Die Arbeitsbedingungen sind einfach zu schwierig.

Wir haben jetzt einen Punkt erreicht, wo in der Breite ein gutes, verantwortliches Arbeiten nicht mehr möglich ist und viele aus dem Beruf rausgehen. Auch manche ambulanten Dienste im Kreis haben Aufnahmestopp. Aber Einrichtungen, die früh angefangen haben, etwas für ihre Mitarbeiter zu tun, stehen besser da. Es gibt da auch einige, die in der Hinsicht vorangehen. Aber aufgrund der Tatsache, dass die Einrichtungen in ein marktwirtschaftliches System eingebunden sind und nach dieser Logik mehr oder weniger als Wirtschaftsfaktor gesehen werden und Profit machen sollen, kann es dazu kommen, dass am Ende Personal eingespart wird, damit die Investoren zufrieden sind. Dieser Weg muss dringend verlassen werden.

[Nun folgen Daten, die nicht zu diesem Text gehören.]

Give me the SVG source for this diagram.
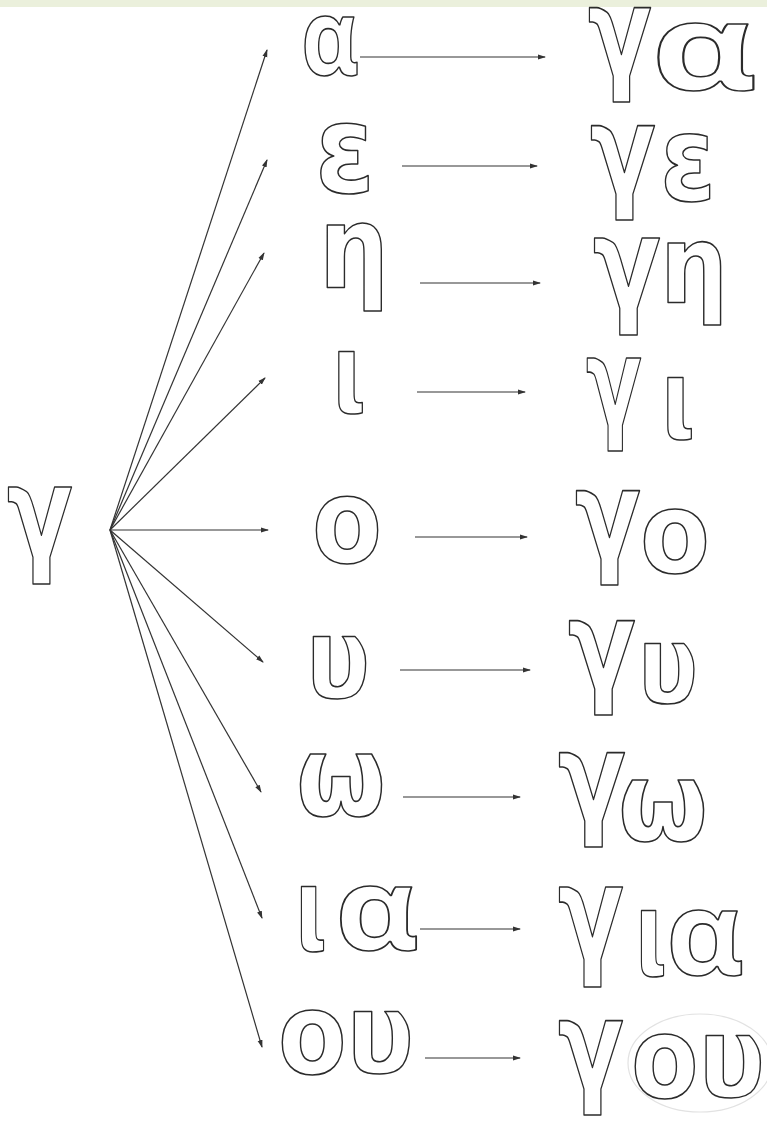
<svg xmlns="http://www.w3.org/2000/svg" width="767" height="1123" viewBox="0 0 767 1123">
<style>
.g{font-family:"DejaVu Sans",sans-serif;font-weight:bold;fill:#fff;stroke:#2b2b2b;stroke-width:1.6;stroke-linejoin:round;text-anchor:middle}
.a{font-family:"Open Sans","DejaVu Sans",sans-serif}
.ln{stroke:#333;stroke-width:1.2;fill:none}
</style>
<defs>
<marker id="ah" viewBox="0 0 8 6" refX="7" refY="3" markerWidth="8" markerHeight="6" markerUnits="userSpaceOnUse" orient="auto">
<path d="M0,0.5 L8,3 L0,5.5 Z" fill="#333"/>
</marker>
</defs>
<rect x="0" y="0" width="767" height="1123" fill="#fff"/>
<rect x="0" y="0" width="767" height="7" fill="#ebf0dc"/>

<g id="hub"><text class="g" x="40" y="557" font-size="128" textLength="66" lengthAdjust="spacingAndGlyphs">γ</text></g>

<g id="connectors" class="ln" marker-end="url(#ah)">
<line x1="110" y1="530" x2="267" y2="50"/>
<line x1="110" y1="530" x2="267" y2="160"/>
<line x1="110" y1="530" x2="264" y2="253"/>
<line x1="110" y1="530" x2="265" y2="378"/>
<line x1="110" y1="530" x2="268" y2="530"/>
<line x1="110" y1="530" x2="263" y2="662"/>
<line x1="110" y1="530" x2="261" y2="792"/>
<line x1="110" y1="530" x2="262" y2="918"/>
<line x1="110" y1="530" x2="262" y2="1047"/>
<line x1="360" y1="57" x2="545" y2="57"/>
<line x1="402" y1="166" x2="537" y2="166"/>
<line x1="420" y1="283" x2="540" y2="283"/>
<line x1="417" y1="392" x2="525" y2="392"/>
<line x1="415" y1="537" x2="527" y2="537"/>
<line x1="400" y1="670" x2="530" y2="670"/>
<line x1="403" y1="797" x2="520" y2="797"/>
<line x1="420" y1="929" x2="520" y2="929"/>
<line x1="425" y1="1058" x2="520" y2="1058"/>
</g>

<g id="row-a">
<text class="g a" x="330" y="75" font-size="106" textLength="58" lengthAdjust="spacingAndGlyphs">α</text>
<text class="g" x="620" y="76" font-size="125" textLength="64" lengthAdjust="spacingAndGlyphs">γ</text>
<text class="g a" x="704" y="90" font-size="120" textLength="106" lengthAdjust="spacingAndGlyphs">α</text>
</g>
<g id="row-e">
<text class="g" x="345" y="192" font-size="122" textLength="60" lengthAdjust="spacingAndGlyphs">ε</text>
<text class="g" x="623" y="194" font-size="124" textLength="66" lengthAdjust="spacingAndGlyphs">γ</text>
<text class="g" x="688" y="200" font-size="119" textLength="56" lengthAdjust="spacingAndGlyphs">ε</text>
</g>
<g id="row-h">
<text class="g" x="354" y="287" font-size="114" textLength="70" lengthAdjust="spacingAndGlyphs">η</text>
<text class="g" x="627" y="308" font-size="128" textLength="68" lengthAdjust="spacingAndGlyphs">γ</text>
<text class="g" x="694" y="302" font-size="108" textLength="68" lengthAdjust="spacingAndGlyphs">η</text>
</g>
<g id="row-i">
<text class="g" x="349" y="412" font-size="110" textLength="34" lengthAdjust="spacingAndGlyphs">ι</text>
<text class="g" x="614" y="425" font-size="122" textLength="56" lengthAdjust="spacingAndGlyphs">γ</text>
<text class="g" x="678" y="438" font-size="110" textLength="34" lengthAdjust="spacingAndGlyphs">ι</text>
</g>
<g id="row-o">
<text class="g" x="347" y="562" font-size="117" textLength="70" lengthAdjust="spacingAndGlyphs">ο</text>
<text class="g" x="608" y="559" font-size="125" textLength="66" lengthAdjust="spacingAndGlyphs">γ</text>
<text class="g" x="675" y="572" font-size="113" textLength="70" lengthAdjust="spacingAndGlyphs">ο</text>
</g>
<g id="row-u">
<text class="g" x="338" y="698" font-size="112" textLength="64" lengthAdjust="spacingAndGlyphs">υ</text>
<text class="g" x="602" y="689" font-size="124" textLength="68" lengthAdjust="spacingAndGlyphs">γ</text>
<text class="g" x="668" y="702" font-size="108" textLength="60" lengthAdjust="spacingAndGlyphs">υ</text>
</g>
<g id="row-w">
<text class="g" x="341" y="815" font-size="113" textLength="90" lengthAdjust="spacingAndGlyphs">ω</text>
<text class="g" x="592" y="821" font-size="125" textLength="68" lengthAdjust="spacingAndGlyphs">γ</text>
<text class="g" x="663" y="840" font-size="110" textLength="90" lengthAdjust="spacingAndGlyphs">ω</text>
</g>
<g id="row-ia">
<text class="g" y="950" font-size="115"><tspan x="311" textLength="32" lengthAdjust="spacingAndGlyphs">ι</tspan><tspan class="a" x="377" textLength="84" lengthAdjust="spacingAndGlyphs">α</tspan></text>
<text class="g" x="591" y="960" font-size="132" textLength="66" lengthAdjust="spacingAndGlyphs">γ</text>
<text class="g" y="975" font-size="117"><tspan x="651" textLength="32" lengthAdjust="spacingAndGlyphs">ι</tspan><tspan class="a" x="705" textLength="78" lengthAdjust="spacingAndGlyphs">α</tspan></text>
</g>
<g id="row-ou">
<text class="g" x="346" y="1073" font-size="112" textLength="136" lengthAdjust="spacingAndGlyphs">ου</text>
<text class="g" x="591" y="1089" font-size="124" textLength="66" lengthAdjust="spacingAndGlyphs">γ</text>
<ellipse cx="700" cy="1063" rx="72" ry="49" fill="none" stroke="#e2e2e2" stroke-width="1.2"/>
<text class="g" x="698" y="1097" font-size="113" textLength="134" lengthAdjust="spacingAndGlyphs">ου</text>
</g>
</svg>
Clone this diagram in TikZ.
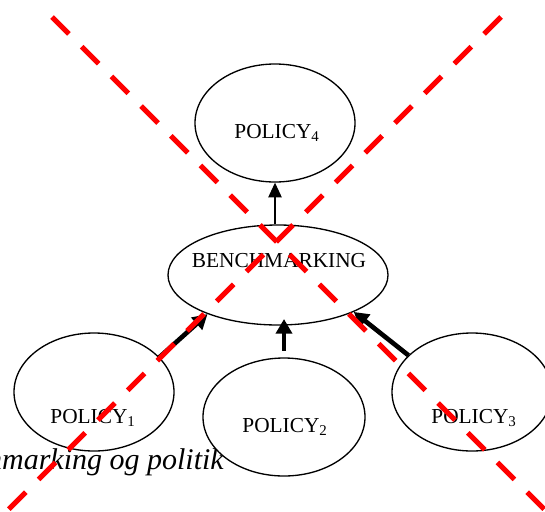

Was sind die zentralen Punkte, die bei den Arbeitsbedingungen stimmen müssen?

Ein wichtiger Punkt ist, dass ich meine Arbeitsbedingungen mitgestalten darf. Dann bringe ich mich auch anders ein. Dann ist die Frage, sieht mich mein Chef auf Augenhöhe und nicht von oben herab. Ein klassisches hierarchisches Führungsverständnis ist in der Hinsicht Schnee von gestern. Es geht um Partizipation, Respekt und Wertschätzung und zwar für beide Seiten.

Das bedeutet aber für den Einzelnen durchaus mehr Verantwortung.

Ich finde es die gesündere Variante. Jetzt schlage ich den Bogen zum Zukunftstag, der sich mit diesen Fragen befassen wird. Diese Tagung wird im April von pulnetz.de angeboten, einem offenen Netzwerk der Diakonie, das sich als Austauschplattform für gesundes Arbeiten in der Sozialwirtschaft versteht und in dessen Beirat ich seit sechs Jahren engagiert bin. Man kann die Arbeitsbedingungen verbessern, aber die Reglementierung, Kontrolle und die Überprüfungen lähmen auch und engen den Handlungsspielraum in den Einrichtungen mittlerweile so ein, dass Mitarbeiter nur noch funktionieren können. Deshalb ist es schwer, einen Schritt zurückzutreten, um die Situation zu betrachten und nach neuen Konzepten und Lösungen zu suchen. Aber genau darum geht es. Die Pflegekräfte müssen ihre Arbeit wieder in Würde erbringen. Dazu braucht es zum Beispiel Zeit für den Patienten und keine Fließbandtaktung.

Das Gespräch führte Christine Schick.